Make an exact copy, from the records below, of the lines from the line containing "Write a LaTeX" to the line containing "(I) at (848,688)", both lines included, excluding pictures.

########################################

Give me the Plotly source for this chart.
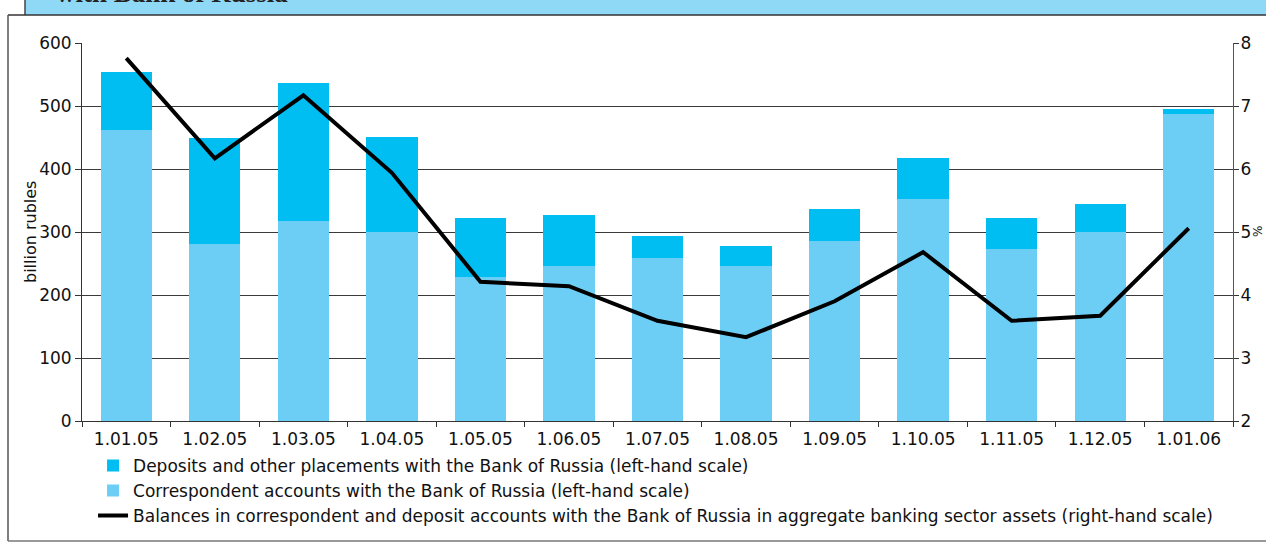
import plotly.graph_objects as go

categories = ["1.01.05", "1.02.05", "1.03.05", "1.04.05", "1.05.05", "1.06.05", "1.07.05",
              "1.08.05", "1.09.05", "1.10.05", "1.11.05", "1.12.05", "1.01.06"]
correspondent = [462, 281, 317, 300, 229, 246, 259, 246, 286, 352, 273, 300, 487]
deposits = [92, 168, 219, 151, 93, 81, 35, 32, 51, 65, 49, 44, 8]
share_pct = [7.76, 6.17, 7.17, 5.94, 4.21, 4.14, 3.59, 3.33, 3.90, 4.68, 3.59, 3.67, 5.06]

FONT = "DejaVu Sans, Liberation Sans, Arial, sans-serif"
TXT = "#111111"

fig = go.Figure()
fig.add_trace(go.Bar(
    x=categories, y=correspondent, name="Correspondent accounts with the Bank of Russia (left-hand scale)",
    marker=dict(color="#6dcef5", line=dict(width=0)), legendrank=2))
fig.add_trace(go.Bar(
    x=categories, y=deposits, name="Deposits and other placements with the Bank of Russia (left-hand scale)",
    marker=dict(color="#00bdf2", line=dict(width=0)), legendrank=1))
fig.add_trace(go.Scatter(
    x=categories, y=share_pct, yaxis="y2", mode="lines",
    name="Balances in correspondent and deposit accounts with the Bank of Russia in aggregate banking sector assets (right-hand scale)",
    line=dict(color="#000000", width=4), legendrank=3))

fig.update_layout(
    width=1266, height=543,
    margin=dict(l=82, r=33, t=43, b=122, autoexpand=False),
    paper_bgcolor="white", plot_bgcolor="white",
    barmode="stack", bargap=0.42,
    font=dict(family=FONT, size=16, color=TXT),
    showlegend=True,
    legend=dict(orientation="v", x=0.0096, xanchor="left", y=-0.071, yanchor="top",
                traceorder="normal", font=dict(size=17, family=FONT, color=TXT),
                bgcolor="rgba(0,0,0,0)", tracegroupgap=0),
    xaxis=dict(type="category", showgrid=False, showline=True, linecolor="#333333", linewidth=1,
               ticks="outside", tickson="boundaries", ticklen=5, tickcolor="#333333",
               ticklabelstandoff=3,
               tickfont=dict(size=17, family=FONT, color=TXT)),
    yaxis=dict(range=[0, 600], dtick=100, showgrid=True, gridcolor="#3a3a3a", gridwidth=1,
               showline=True, linecolor="#333333", linewidth=1, ticks="outside", ticklen=6,
               tickcolor="#333333", zeroline=False,
               tickfont=dict(size=17, family=FONT, color=TXT)),
    yaxis2=dict(range=[2, 8], dtick=1, overlaying="y", side="right", showgrid=False,
                showline=True, linecolor="#555555", linewidth=1, ticks="outside", ticklen=5,
                tickcolor="#333333", zeroline=False, ticklabelstandoff=-2,
                tickfont=dict(size=17, family=FONT, color=TXT)),
)

# frame and header band (pixel -> paper helpers)
def px_x(p):
    return (p - 82) / 1151.0

def px_y(p):
    return (421 - p) / 378.0

fig.add_annotation(text="billion rubles", xref="paper", yref="paper", x=px_x(30), y=px_y(232),
                   xanchor="center", yanchor="middle", textangle=-90, showarrow=False,
                   font=dict(size=16, family=FONT, color=TXT))
fig.add_annotation(text="%", xref="paper", yref="paper", x=px_x(1258), y=px_y(232),
                   xanchor="center", yanchor="middle", textangle=-90, showarrow=False,
                   borderpad=0, font=dict(size=12, family=FONT, color=TXT))

fig.add_shape(type="rect", xref="paper", yref="paper",
              x0=px_x(25), x1=px_x(1280), y0=px_y(15), y1=px_y(-20),
              fillcolor="#8fd8f6", line=dict(width=0), layer="below")
fig.add_shape(type="line", xref="paper", yref="paper",
              x0=px_x(25), x1=px_x(25), y0=px_y(15), y1=px_y(-20),
              line=dict(color="#444444", width=1.5))
fig.add_shape(type="line", xref="paper", yref="paper",
              x0=px_x(8), x1=px_x(1280), y0=px_y(15), y1=px_y(15),
              line=dict(color="#333333", width=1.5))
fig.add_shape(type="line", xref="paper", yref="paper",
              x0=px_x(8), x1=px_x(8), y0=px_y(15), y1=px_y(541),
              line=dict(color="#555555", width=1.5))
fig.add_shape(type="line", xref="paper", yref="paper",
              x0=px_x(8), x1=px_x(1280), y0=px_y(541), y1=px_y(541),
              line=dict(color="#777777", width=1.5))
fig.add_annotation(text="<b>with Bank of Russia</b>", xref="paper", yref="paper",
                   x=px_x(54), y=px_y(10), xanchor="left", yanchor="bottom", showarrow=False,
                   font=dict(family="Liberation Serif, Times New Roman, serif", size=27, color="#222222"))

fig.write_html("out.html")
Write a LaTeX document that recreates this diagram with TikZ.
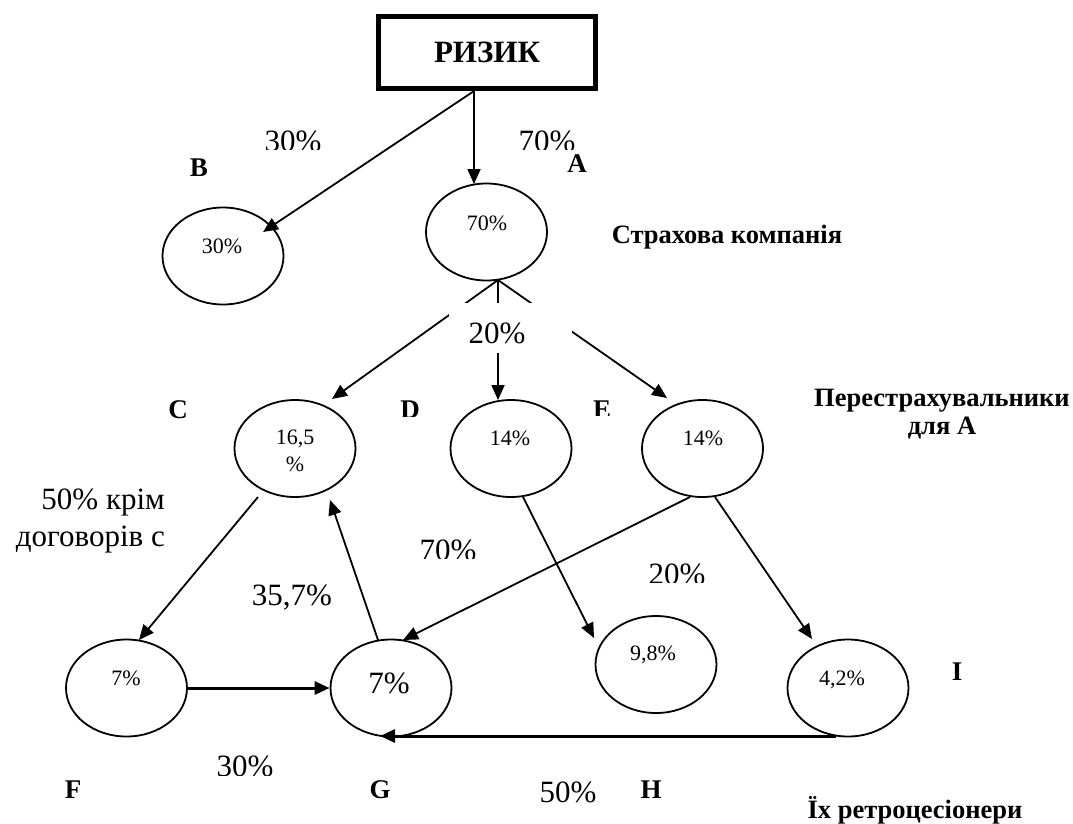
\documentclass[tikz,border=0pt]{standalone}
\usepackage{fontspec}
\setmainfont{Liberation Serif}
\usetikzlibrary{arrows.meta,shapes.geometric,calc}
\begin{document}
\begin{tikzpicture}[x=1pt,y=-1pt,
  oval/.style={ellipse,draw,line width=1.8pt,minimum width=121pt,minimum height=97pt,inner sep=0pt},
  val/.style={font=\fontsize{22}{27}\selectfont,inner sep=0pt,align=center},
  big/.style={font=\fontsize{31}{37}\selectfont,inner sep=0pt},
  lett/.style={font=\fontsize{27}{30}\selectfont\bfseries,inner sep=0pt},
  capt/.style={font=\fontsize{26.5}{28}\selectfont\bfseries,inner sep=0pt,align=center},
  arr/.style={line width=1.8pt,-{Triangle[length=15pt,width=13pt]}},
  heavyarr/.style={line width=3pt,-{Triangle[length=15pt,width=13pt]}}
]
\useasboundingbox[fill=white] (0,0) rectangle (1073,823);

% top box
\node[draw,line width=5pt,minimum width=217pt,minimum height=72pt,inner sep=0pt,
      font=\fontsize{31}{34}\selectfont\bfseries] (risk) at (487,52) {РИЗИК};

% ellipses
\node[oval] (B) at (223,256) {};
\node[oval] (A) at (486.5,232) {};
\node[oval] (C) at (295,448.5) {};
\node[oval] (D) at (511,448.5) {};
\node[oval] (E) at (702.5,448.5) {};
\node[oval] (F) at (126.5,688) {};
\node[oval] (G) at (391,688) {};
\node[oval] (H) at (656,664.5) {};
\node[oval] (I) at (848,688) {};

% ellipse texts
\node[val] (Bt) at (222,246) {30\%};
\node[val] (At) at (487,223) {70\%};
\node[val] (Ct) at (295,451) {16,5\\\%};
\node[val] (Dt) at (510,438) {14\%};
\node[val] (Et) at (703,438) {14\%};
\node[val] (Ft) at (126,678) {7\%};
\node[big] (Gt) at (389,683) {7\%};
\node[val] (Ht) at (653,655) {9,8\%};
\node[val] (It) at (842,680) {4,2\%};

% connector end points
\coordinate (rs) at (474,91);
\coordinate (Btip) at (263,232);
\coordinate (Atip) at (474,184);
\coordinate (Aap) at (498,280);
\coordinate (Ctip) at (332,399);
\coordinate (Dtip) at (498,400);
\coordinate (Etip) at (667,398);
\coordinate (Cout) at (258,497);
\coordinate (Ftip) at (139,640);
\coordinate (Gout) at (378,640);
\coordinate (Cin) at (330,500);
\coordinate (Eout) at (690,497);
\coordinate (Gtip) at (403,640);
\coordinate (Dout) at (523,497);
\coordinate (Htip) at (594,638);
\coordinate (Eout2) at (715,497);
\coordinate (Itip) at (812,639);
\coordinate (Iout) at (836,736);
\coordinate (Gbot) at (380,736);

% connectors
\draw[arr] (rs) -- (Btip);
\draw[arr] (rs) -- (Atip);
\draw[arr] (Aap) -- (Ctip);
\draw[arr] (Aap) -- (Dtip);
\draw[arr] (Aap) -- (Etip);
\draw[arr] (Cout) -- (Ftip);
\draw[arr] (Gout) -- (Cin);
\draw[arr] (Eout) -- (Gtip);
\draw[arr] (Dout) -- (Htip);
\draw[arr] (Eout2) -- (Itip);
\draw[heavyarr] (F.east) -- (G.west);
\draw[heavyarr] (Iout) -- (Gbot);

% 20% label over the three branches
\node[fill=white,minimum width=123pt,minimum height=50pt,inner sep=0pt] (box20) at (510.5,328) {};
\node[big] (l20a) at (497,333) {20\%};

% labels (some clipped at the bottom as in the original)
\begin{scope}\clip (250,110) rectangle (340,149.5);
  \node[big] (l30a) at (293,141) {30\%};\end{scope}
\begin{scope}\clip (500,110) rectangle (595,149.5);
  \node[big] (l70a) at (547,141) {70\%};\end{scope}
\begin{scope}\clip (180,150) rectangle (220,175);
  \node[lett] (lB) at (199,168) {B};\end{scope}
\node[lett] (lA) at (577,164) {A};
\node[capt] (cap1) at (727,237) {Страхова компанія};
\node[lett] (lC) at (178,410) {C};
\begin{scope}\clip (390,395) rectangle (430,416);
  \node[lett] (lD) at (410,410) {D};\end{scope}
\begin{scope}\clip (585,395) rectangle (620,415);
  \node[lett] (lE) at (602,410) {E};\end{scope}
\node[capt] (cap2) at (942,414) {Перестрахувальники\\для А};
\node[big,align=right,anchor=east] (l50c) at (165,521) {50\% крім\\договорів с};
\node[big] (l357) at (292,598) {35,7\%};
\begin{scope}\clip (405,530) rectangle (495,558);
  \node[big] (l70b) at (448,550) {70\%};\end{scope}
\begin{scope}\clip (635,555) rectangle (720,582);
  \node[big] (l20b) at (677,574) {20\%};\end{scope}
\begin{scope}\clip (195,745) rectangle (295,775);
  \node[big] (l30b) at (245,766) {30\%};\end{scope}
\begin{scope}\clip (55,770) rectangle (95,799);
  \node[lett] (lF) at (73,790) {F};\end{scope}
\node[lett] (lG) at (380,790) {G};
\node[big] (l50) at (568,792) {50\%};
\node[lett] (lH) at (651,790) {H};
\node[lett] (lI) at (957,672) {I};
\node[capt] (cap3) at (915,810) {Їх ретроцесіонери};
\end{tikzpicture}
\end{document}
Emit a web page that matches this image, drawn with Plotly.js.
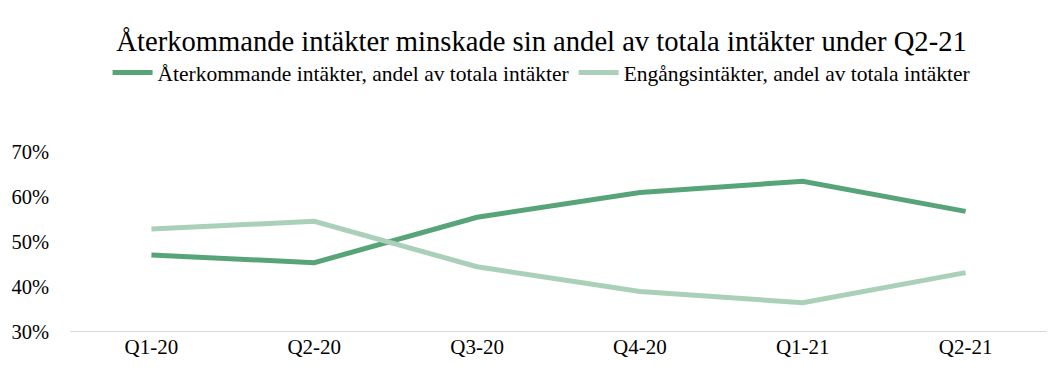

########################################

Task output =
Write a LaTeX document that recreates this diagram with TikZ.
\documentclass[tikz,border=0pt]{standalone}
\usepackage{fontspec}
\setmainfont{Liberation Serif}
\usetikzlibrary{arrows.meta,shapes.geometric,calc}
\begin{document}
\begin{tikzpicture}[x=1pt,y=-1pt,
  oval/.style={ellipse,draw,line width=1.8pt,minimum width=121pt,minimum height=97pt,inner sep=0pt},
  val/.style={font=\fontsize{22}{27}\selectfont,inner sep=0pt,align=center},
  big/.style={font=\fontsize{31}{37}\selectfont,inner sep=0pt},
  lett/.style={font=\fontsize{27}{30}\selectfont\bfseries,inner sep=0pt},
  capt/.style={font=\fontsize{26.5}{28}\selectfont\bfseries,inner sep=0pt,align=center},
  arr/.style={line width=1.8pt,-{Triangle[length=15pt,width=13pt]}},
  heavyarr/.style={line width=3pt,-{Triangle[length=15pt,width=13pt]}}
]
\useasboundingbox[fill=white] (0,0) rectangle (1073,823);

% top box
\node[draw,line width=5pt,minimum width=217pt,minimum height=72pt,inner sep=0pt,
      font=\fontsize{31}{34}\selectfont\bfseries] (risk) at (487,52) {РИЗИК};

% ellipses
\node[oval] (B) at (223,256) {};
\node[oval] (A) at (486.5,232) {};
\node[oval] (C) at (295,448.5) {};
\node[oval] (D) at (511,448.5) {};
\node[oval] (E) at (702.5,448.5) {};
\node[oval] (F) at (126.5,688) {};
\node[oval] (G) at (391,688) {};
\node[oval] (H) at (656,664.5) {};
\node[oval] (I) at (848,688) {};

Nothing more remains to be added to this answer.